The organisers lost their shirt on the festival. I'm not sure how many they thought would turn up, but we ended up with a couple of thousand there. Even that was too much for the toilet facilities. There was a huge queue every time I walked past, and the only time I managed to find the toilet block empty enough to have a good wash and brush up was at seven in the morning.

Once we arrived on the Friday night and pitched the tent we set off for the beer tent, where we promptly got a session going. Aside from a few hours on Saturday night where we trooped off down the road to the village pub and had a session there, we stayed in the beer tent all weekend. As usual the circle expanded as more and more players came and joined in.
I recall Al Stewart (oops- name drop again) turned up and borrowed a guitar and attempted to get everyone playing rock and roll. Imagine- the best selling singer songwriter with his album "Bedsitter Images" having sold hundreds of thousands- sitting in the midst of a bunch of whistle and fiddle players and singing Little Richard. Too bizarre.

One of the acts on stage on the Saturday was blues singer Jo-Ann Kelly and her bass player turned up in my musical career a few years later when he joined my rock band Left Hand Drive.

I don't remember many of the acts, after all- I was in the beer tent most of the time. Two acts did stand out though.

The first was The Strawbs. They were just about to hit the big time with their song "Lay Down". Their keyboard player Rick Wakeman had just left them to join Yes, and had been replaced by Blue Weaver, who I'd last seen with Amen Corner a few years before. Three or four years later and he was a member of the Bee Gees band and played on most of their disco hits.



They'd just brought a new guitarist into the band,and founder member Tony Hooper was relegated to playing congas. He left soon afterwards, and the band split a year or so later. Their bass player and drummer had a few hits with their band Hudson-Ford, including a cool song called "Pick up the pieces"

The other band I enjoyed was Steeleye Span, with their new guitarist Bob Johnson. A few months later they'd added a drummer and went on to superstardom.

This track is from their 1972 album "Below the Salt" and features Maddy on Spoons


I drank so much that no matter how much I drank I was still sober. We trudged back to London on the Monday morning and it was back to the boring day job, made bearable by the fact that I was out with the band five or six nights a week. We had a few invites to play folk clubs and we decided we needed a name. I don't know who came up with it, but we became "Captain Swing". I know that there have been other bands with that name, but between 1972 and 1974, that was the name we went under.

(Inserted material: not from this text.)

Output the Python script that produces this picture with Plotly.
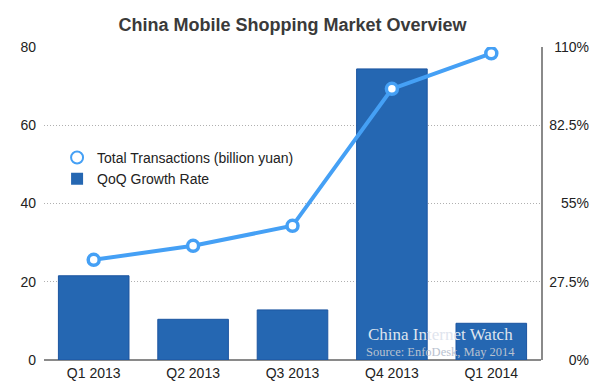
import plotly.graph_objects as go

quarters = ["Q1 2013", "Q2 2013", "Q3 2013", "Q4 2013", "Q1 2014"]
transactions = [25.6, 29.2, 34.3, 69.3, 78.4]      # billion yuan (left axis)
qoq_growth = [29.6, 14.3, 17.6, 102.3, 12.9]        # % (right axis)
left_ticks = [0, 20, 40, 60, 80]
right_ticks = [0, 27.5, 55, 82.5, 110]
right_tick_labels = ["0%", "27.5%", "55%", "82.5%", "110%"]

FONT = "Liberation Sans, Arial, Helvetica, sans-serif"
LINE_C = "#45a0f5"
BAR_C = "#2567b2"

fig = go.Figure()
# bars on primary (hidden-label) axis so the line overlay sits on top
fig.add_trace(go.Bar(
    x=quarters, y=qoq_growth, yaxis="y", name="QoQ Growth Rate",
    marker=dict(color=BAR_C, line=dict(color="#1c55a0", width=1)),
    width=0.71, showlegend=False))
fig.add_trace(go.Scatter(
    x=quarters, y=transactions, yaxis="y2", mode="lines+markers",
    line=dict(color=LINE_C, width=4),
    marker=dict(size=11, color="white", line=dict(color=LINE_C, width=3.5)),
    showlegend=False))
# legend entries
fig.add_trace(go.Scatter(
    x=[None], y=[None], mode="markers", name="Total Transactions (billion yuan)",
    marker=dict(size=8, color="white", line=dict(color=LINE_C, width=3))))
fig.add_trace(go.Scatter(
    x=[None], y=[None], mode="markers", name="QoQ Growth Rate",
    marker=dict(size=13, symbol="square", color=BAR_C)))
# invisible trace for right-aligned tick label axis
fig.add_trace(go.Scatter(x=[quarters[0]], y=[0], yaxis="y3", mode="markers",
                         marker=dict(opacity=0), showlegend=False, hoverinfo="skip"))

L, R, T, B = 44, 11, 47, 31
W = 600 - L - R
H = 391 - T - B
plot_right = 541
dom_end = (plot_right - L) / W

fig.update_layout(
    width=600, height=391,
    margin=dict(l=L, r=R, t=T, b=B),
    paper_bgcolor="white", plot_bgcolor="white",
    font=dict(family=FONT, size=14, color="#222"),
    title=dict(text="<b>China Mobile Shopping Market Overview</b>",
               x=(L + (plot_right - L) / 2) / 600, xref="container", xanchor="center",
               y=1 - 25 / 391, yref="container", yanchor="middle",
               font=dict(family=FONT, size=18, color="#3a3a3a")),
    xaxis=dict(domain=[0, dom_end], showgrid=False, showline=False, ticks="",
               ticklabelstandoff=3,
               tickfont=dict(size=14, color="#222"), fixedrange=True),
    yaxis=dict(range=[0, 110], tickvals=right_ticks, side="right",
               showgrid=True, gridcolor="#b0b0b0", griddash="1px,2px", gridwidth=1,
               zeroline=True, zerolinecolor="#8a8a8a", zerolinewidth=1.5,
               showline=True, linecolor="#8a8a8a", linewidth=1.5,
               showticklabels=False, ticks=""),
    yaxis2=dict(range=[0, 80], tickvals=left_ticks, overlaying="y", side="left",
                anchor="x", showgrid=False, zeroline=False, showline=False,
                ticks="", ticklabelstandoff=7,
                tickfont=dict(size=14, color="#222")),
    yaxis3=dict(range=[0, 110], overlaying="y", side="left", anchor="free",
                position=1.0, showgrid=False, zeroline=False, showline=False,
                automargin=False,
                tickvals=right_ticks, ticktext=right_tick_labels, ticks="",
                ticklabelstandoff=0,
                tickfont=dict(size=14, color="#222")),
    legend=dict(x=0.024, y=0.697, xanchor="left", yanchor="top",
                bgcolor="rgba(0,0,0,0)", font=dict(size=14, color="#222"),
                tracegroupgap=0, itemsizing="constant"),
    barmode="overlay",
)

fig.add_annotation(text="China Internet Watch", xref="paper", yref="paper",
                   x=(440 - L) / W, y=(360 - 334) / H, xanchor="center", yanchor="middle",
                   showarrow=False,
                   font=dict(family="Liberation Serif, Times New Roman, serif", size=17,
                             color="#dfe5ee"))
fig.add_annotation(text="Source: EnfoDesk, May 2014", xref="paper", yref="paper",
                   x=(440 - L) / W, y=(360 - 352) / H, xanchor="center", yanchor="middle",
                   showarrow=False,
                   font=dict(family="Liberation Serif, Times New Roman, serif", size=12.5,
                             color="#b9c2d0"))

fig.write_html("out.html", config={"displayModeBar": False},
               post_script="document.body.style.margin='0';")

We played support for a few artists you may have heard of. Jasper Carrot? He was a very funny folk singer when we supported him in a club somewhere in North London. I think we supported Cyril Tawney as well, and we played loads of benefits for the left wing newspaper The Morning Star.
It's true what they say- anyone who's not a socialist in their twenties has something wrong with their heart. Whoever said that went on to add that anyone who was still a socialist in their thirties had something wrong with their head!